• _GIVEN PROBLEM_: Return each line of the listing below, unchanged, and omit the images.

════════════════

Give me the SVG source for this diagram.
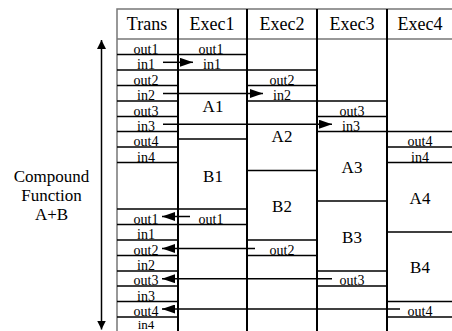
<svg xmlns="http://www.w3.org/2000/svg" width="452" height="331" viewBox="0 0 452 331">
<defs>
<style>
text{font-family:'Liberation Serif','Times New Roman','DejaVu Serif',serif;fill:#000}
.h{font-size:18px;text-anchor:middle}
.r{font-size:14px;text-anchor:middle}
.b{font-size:17px;text-anchor:middle}
.l{font-size:17px;text-anchor:middle}
.col{stroke:#000;stroke-width:2;fill:none}
.row{stroke:#000;stroke-width:1.5;fill:none}
.frame{stroke:#777;stroke-width:1.5;fill:none}
.conn{stroke:#000;stroke-width:1.5;fill:none}
</style>
<marker id="ah" viewBox="0 0 13 9" refX="13" refY="4.5" markerWidth="13" markerHeight="9" markerUnits="userSpaceOnUse" orient="auto">
<path d="M0,0 L13,4.5 L0,9 Z" fill="#000"/>
</marker>
<marker id="ahv" viewBox="0 0 9 9" refX="9" refY="4.5" markerWidth="9" markerHeight="9" markerUnits="userSpaceOnUse" orient="auto">
<path d="M0,0 L9,4.5 L0,9 Z" fill="#000"/>
</marker>
</defs>
<rect width="452" height="331" fill="#fff"/>

<g font-family="'Liberation Serif', 'Times New Roman', 'DejaVu Serif', serif">
<g id="frame">
<path class="frame" d="M117,331 V9 H452 M117,39 H452"/>
<path class="col" d="M178,9 V331 M247,9 V331 M317,9 V331 M387,9 V331"/>
</g>

<g id="header">
<text class="h" x="147" y="30">Trans</text>
<text class="h" x="212" y="30">Exec1</text>
<text class="h" x="282" y="30">Exec2</text>
<text class="h" x="352" y="30">Exec3</text>
<text class="h" x="420" y="30">Exec4</text>
</g>

<g id="trans">
<path class="row" d="M117,54.5 H178 M117,70 H178 M117,85.5 H178 M117,101 H178 M117,116.5 H178 M117,131.5 H178 M117,147 H178 M117,162.5 H178 M117,209 H178 M117,224.5 H178 M117,240 H178 M117,255.5 H178 M117,271 H178 M117,286 H178 M117,301.5 H178 M117,317 H178"/>
<text class="r" x="146" y="53.5">out1</text>
<text class="r" x="146" y="69">in1</text>
<text class="r" x="146" y="84.5">out2</text>
<text class="r" x="146" y="100">in2</text>
<text class="r" x="146" y="115.5">out3</text>
<text class="r" x="146" y="130.5">in3</text>
<text class="r" x="146" y="146">out4</text>
<text class="r" x="146" y="161.5">in4</text>
<text class="r" x="146" y="223.5">out1</text>
<text class="r" x="146" y="239">in1</text>
<text class="r" x="146" y="254.5">out2</text>
<text class="r" x="146" y="270">in2</text>
<text class="r" x="146" y="285">out3</text>
<text class="r" x="146" y="300.5">in3</text>
<text class="r" x="146" y="315.5">out4</text>
<text class="r" x="146" y="329" style="font-size:13px">in4</text>
</g>

<g id="exec1">
<path class="row" d="M178,54.5 H247 M178,70 H247 M178,139 H247 M178,209 H247 M178,224.5 H247"/>
<text class="r" x="211" y="53.5">out1</text>
<text class="r" x="212" y="69">in1</text>
<text class="b" x="213" y="112">A1</text>
<text class="b" x="213" y="181.5">B1</text>
<text class="r" x="211" y="223.5">out1</text>
</g>

<g id="exec2">
<path class="row" d="M247,70 H317 M247,85.5 H317 M247,101 H317 M247,170.5 H317 M247,240 H317 M247,255.5 H317"/>
<text class="r" x="282" y="84.5">out2</text>
<text class="r" x="282" y="100">in2</text>
<text class="b" x="282" y="142">A2</text>
<text class="b" x="282" y="211.5">B2</text>
<text class="r" x="282" y="254.5">out2</text>
</g>

<g id="exec3">
<path class="row" d="M317,101 H387 M317,116.5 H387 M317,131.5 H387 M317,201 H387 M317,271 H387 M317,286 H387"/>
<text class="r" x="352" y="115.5">out3</text>
<text class="r" x="351" y="130.5">in3</text>
<text class="b" x="352" y="173">A3</text>
<text class="b" x="352" y="242.5">B3</text>
<text class="r" x="352" y="285">out3</text>
</g>

<g id="exec4">
<path class="row" d="M387,131.5 H452 M387,147 H452 M387,162.5 H452 M387,232 H452 M387,301.5 H452 M387,317 H452"/>
<text class="r" x="420" y="146">out4</text>
<text class="r" x="420" y="161.5">in4</text>
<text class="b" x="420" y="203.5">A4</text>
<text class="b" x="420" y="273">B4</text>
<text class="r" x="420" y="316">out4</text>
</g>

<g id="label">
<text class="l" x="51.5" y="182">Compound</text>
<text class="l" x="51.5" y="201">Function</text>
<text class="l" x="51.5" y="220">A+B</text>
</g>

<g id="connectors">
<line class="conn" x1="163" y1="62.3" x2="193" y2="62.3" marker-end="url(#ah)"/>
<line class="conn" x1="163" y1="93.5" x2="263" y2="93.5" marker-end="url(#ah)"/>
<line class="conn" x1="163" y1="124.2" x2="332" y2="124.2" marker-end="url(#ah)"/>
<line class="conn" x1="190" y1="216.5" x2="162" y2="216.5" marker-end="url(#ah)"/>
<line class="conn" x1="255" y1="248.5" x2="162" y2="248.5" marker-end="url(#ah)"/>
<line class="conn" x1="332" y1="278.7" x2="162" y2="278.7" marker-end="url(#ah)"/>
<line class="conn" x1="400" y1="309" x2="162" y2="309" marker-end="url(#ah)"/>
<line class="conn" x1="101.5" y1="185" x2="101.5" y2="40" marker-end="url(#ahv)"/>
<line class="conn" x1="101.5" y1="185" x2="101.5" y2="329.5" marker-end="url(#ahv)"/>
</g>
</g>
</svg>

════════════════

• _WRITTEN SOLUTION_:
Give me the SVG source for this diagram.
<svg xmlns="http://www.w3.org/2000/svg" width="452" height="331" viewBox="0 0 452 331">
<defs>
<style>
text{font-family:'Liberation Serif','Times New Roman','DejaVu Serif',serif;fill:#000}
.h{font-size:18px;text-anchor:middle}
.r{font-size:14px;text-anchor:middle}
.b{font-size:17px;text-anchor:middle}
.l{font-size:17px;text-anchor:middle}
.col{stroke:#000;stroke-width:2;fill:none}
.row{stroke:#000;stroke-width:1.5;fill:none}
.frame{stroke:#777;stroke-width:1.5;fill:none}
.conn{stroke:#000;stroke-width:1.5;fill:none}
</style>
<marker id="ah" viewBox="0 0 13 9" refX="13" refY="4.5" markerWidth="13" markerHeight="9" markerUnits="userSpaceOnUse" orient="auto">
<path d="M0,0 L13,4.5 L0,9 Z" fill="#000"/>
</marker>
<marker id="ahv" viewBox="0 0 9 9" refX="9" refY="4.5" markerWidth="9" markerHeight="9" markerUnits="userSpaceOnUse" orient="auto">
<path d="M0,0 L9,4.5 L0,9 Z" fill="#000"/>
</marker>
</defs>
<rect width="452" height="331" fill="#fff"/>

<g font-family="'Liberation Serif', 'Times New Roman', 'DejaVu Serif', serif">
<g id="frame">
<path class="frame" d="M117,331 V9 H452 M117,39 H452"/>
<path class="col" d="M178,9 V331 M247,9 V331 M317,9 V331 M387,9 V331"/>
</g>

<g id="header">
<text class="h" x="147" y="30">Trans</text>
<text class="h" x="212" y="30">Exec1</text>
<text class="h" x="282" y="30">Exec2</text>
<text class="h" x="352" y="30">Exec3</text>
<text class="h" x="420" y="30">Exec4</text>
</g>

<g id="trans">
<path class="row" d="M117,54.5 H178 M117,70 H178 M117,85.5 H178 M117,101 H178 M117,116.5 H178 M117,131.5 H178 M117,147 H178 M117,162.5 H178 M117,209 H178 M117,224.5 H178 M117,240 H178 M117,255.5 H178 M117,271 H178 M117,286 H178 M117,301.5 H178 M117,317 H178"/>
<text class="r" x="146" y="53.5">out1</text>
<text class="r" x="146" y="69">in1</text>
<text class="r" x="146" y="84.5">out2</text>
<text class="r" x="146" y="100">in2</text>
<text class="r" x="146" y="115.5">out3</text>
<text class="r" x="146" y="130.5">in3</text>
<text class="r" x="146" y="146">out4</text>
<text class="r" x="146" y="161.5">in4</text>
<text class="r" x="146" y="223.5">out1</text>
<text class="r" x="146" y="239">in1</text>
<text class="r" x="146" y="254.5">out2</text>
<text class="r" x="146" y="270">in2</text>
<text class="r" x="146" y="285">out3</text>
<text class="r" x="146" y="300.5">in3</text>
<text class="r" x="146" y="315.5">out4</text>
<text class="r" x="146" y="329" style="font-size:13px">in4</text>
</g>

<g id="exec1">
<path class="row" d="M178,54.5 H247 M178,70 H247 M178,139 H247 M178,209 H247 M178,224.5 H247"/>
<text class="r" x="211" y="53.5">out1</text>
<text class="r" x="212" y="69">in1</text>
<text class="b" x="213" y="112">A1</text>
<text class="b" x="213" y="181.5">B1</text>
<text class="r" x="211" y="223.5">out1</text>
</g>

<g id="exec2">
<path class="row" d="M247,70 H317 M247,85.5 H317 M247,101 H317 M247,170.5 H317 M247,240 H317 M247,255.5 H317"/>
<text class="r" x="282" y="84.5">out2</text>
<text class="r" x="282" y="100">in2</text>
<text class="b" x="282" y="142">A2</text>
<text class="b" x="282" y="211.5">B2</text>
<text class="r" x="282" y="254.5">out2</text>
</g>

<g id="exec3">
<path class="row" d="M317,101 H387 M317,116.5 H387 M317,131.5 H387 M317,201 H387 M317,271 H387 M317,286 H387"/>
<text class="r" x="352" y="115.5">out3</text>
<text class="r" x="351" y="130.5">in3</text>
<text class="b" x="352" y="173">A3</text>
<text class="b" x="352" y="242.5">B3</text>
<text class="r" x="352" y="285">out3</text>
</g>

<g id="exec4">
<path class="row" d="M387,131.5 H452 M387,147 H452 M387,162.5 H452 M387,232 H452 M387,301.5 H452 M387,317 H452"/>
<text class="r" x="420" y="146">out4</text>
<text class="r" x="420" y="161.5">in4</text>
<text class="b" x="420" y="203.5">A4</text>
<text class="b" x="420" y="273">B4</text>
<text class="r" x="420" y="316">out4</text>
</g>

<g id="label">
<text class="l" x="51.5" y="182">Compound</text>
<text class="l" x="51.5" y="201">Function</text>
<text class="l" x="51.5" y="220">A+B</text>
</g>

<g id="connectors">
<line class="conn" x1="163" y1="62.3" x2="193" y2="62.3" marker-end="url(#ah)"/>
<line class="conn" x1="163" y1="93.5" x2="263" y2="93.5" marker-end="url(#ah)"/>
<line class="conn" x1="163" y1="124.2" x2="332" y2="124.2" marker-end="url(#ah)"/>
<line class="conn" x1="190" y1="216.5" x2="162" y2="216.5" marker-end="url(#ah)"/>
<line class="conn" x1="255" y1="248.5" x2="162" y2="248.5" marker-end="url(#ah)"/>
<line class="conn" x1="332" y1="278.7" x2="162" y2="278.7" marker-end="url(#ah)"/>
<line class="conn" x1="400" y1="309" x2="162" y2="309" marker-end="url(#ah)"/>
<line class="conn" x1="101.5" y1="185" x2="101.5" y2="40" marker-end="url(#ahv)"/>
<line class="conn" x1="101.5" y1="185" x2="101.5" y2="329.5" marker-end="url(#ahv)"/>
</g>
</g>
</svg>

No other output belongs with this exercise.